Telling everyone what the new rules are once is not going to be enough. People usually don't listen to something until they have been told multiple times. At a family meeting, all of the family members present might say that they agree on the new rules or roles. Later someone could break the rules simply because had not yet fully taken them on board.
If you ask a family member shareholder to put the interest of the family group before their own personal interest, then you are talking about making a "social contract". The rules that you are seeking to create are not legal rules, but social norms.
A "social contract" means that people are willing to give up some of their own personal freedoms "for the greater good". In practical terms, you need to get everyone to think carefully about the benefits of working together as a united family group. For example, working together might hold up the value of the family-voting bloc.
Rules and policies become norms when they are consistently applied. If you make a family rule you need to follow it or the group as a whole needs to amend the rule.
At family council meetings it is important to talk about what is acceptable behaviour for a member of the family group and what would not be acceptable behaviour.
A family should try to incorporate time for telling family stories and talking about values whenever you hold a family meeting. Discussion of values and stories at family meetings will build up the emotional glue. Discussion of values will also help you to pass these on to the next generation.
A group can be united by a picture or vision of something that is larger than the individual. Working on shared vision for the future and revisiting it periodically also provides the energy that moves the group forward towards its joint goals.
If family members "hold their cards close to the chest", don't be surprised if other members of the family council don't follow the rules. You need to have trust to have a functioning family council. Trust implies being transparent, open and respectful and being consistent in delivering on what you say you are going to do.

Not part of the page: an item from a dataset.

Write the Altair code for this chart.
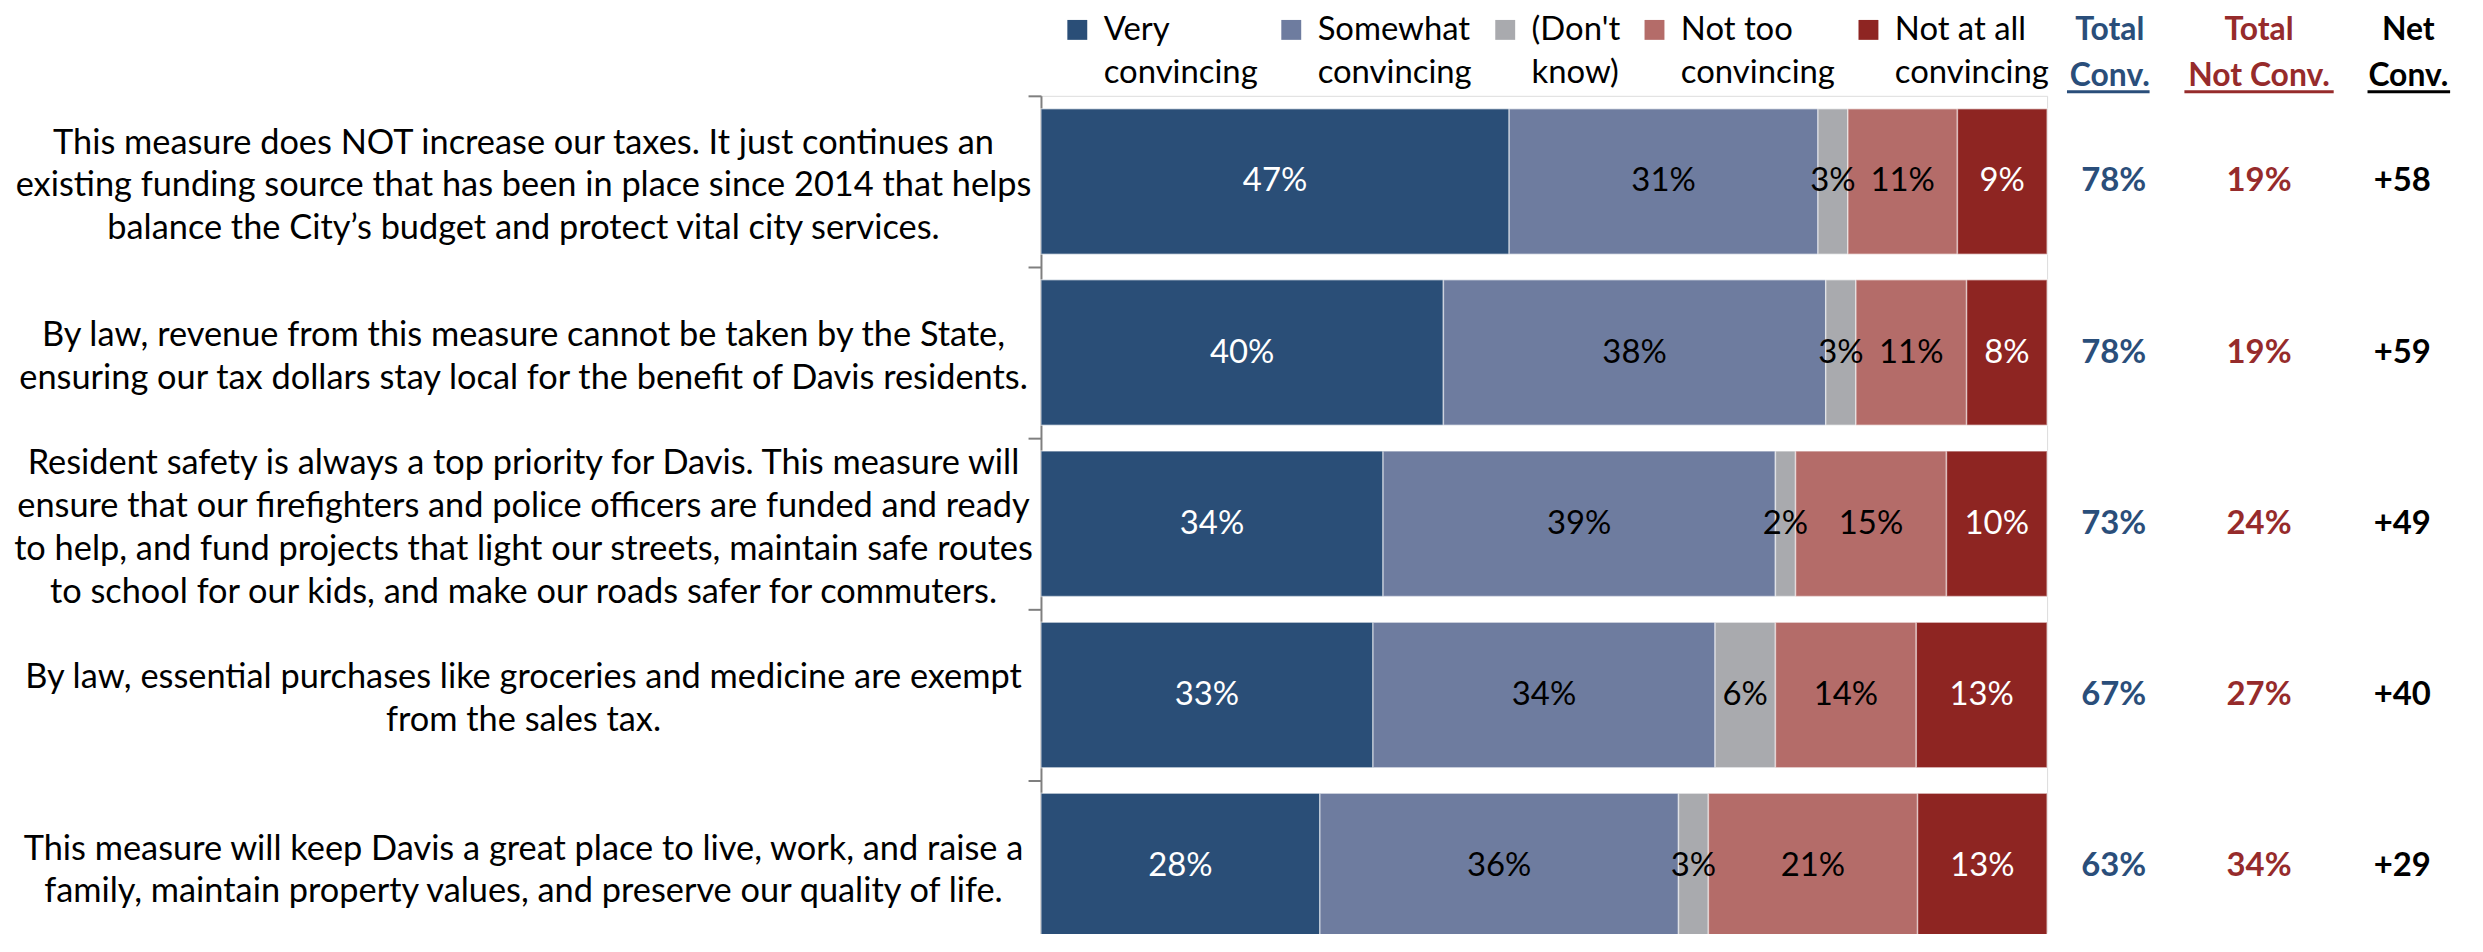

If you have a member of your family council who keeps contributing their view, but the group never takes it into account, then expect them not to care about the rules. You need to give people a real voice if you want them to participate.
You may wish for a number of family members to participate in the business, but to meaningfully participate family members need a basic level of competence. Creating a family council naturally leads to the conclusion that there has to be an investment in future talent and family education.
Just having a proper forum for discussion of family and ownership issues will be a positive step towards improving family communication. However, having "yum cha" together on Sundays doesn't qualify as having a "proper forum".
An effective group needs good communication and one aspect of good communication is direct communication. If you have a problem with someone, it is important to go directly to that person instead of talking to someone else about that problem.
Conflict is a natural part of relationships. There is one thing however that is worse than family conflict, and that is conflict avoidance. It would be unrealistic to think that a family group will totally avoid conflict. Instead families should acknowledge that conflict will arise and find a way to work through it in order to remain focused on the issues.
Don't allow people to make decisions when they are emotional, give them time to calm down. It is important to make decisions when participants can think and reason.
It is not realistic to expect everyone will agree all of the time. Disagreements are normal and it would be unwise to remove someone from the group just because they express a dissenting voice from time to time.
In conclusion, rather than worrying if family members will follow the rules, it is better to consider if you have created the right conditions whereby family members will want to follow the rules.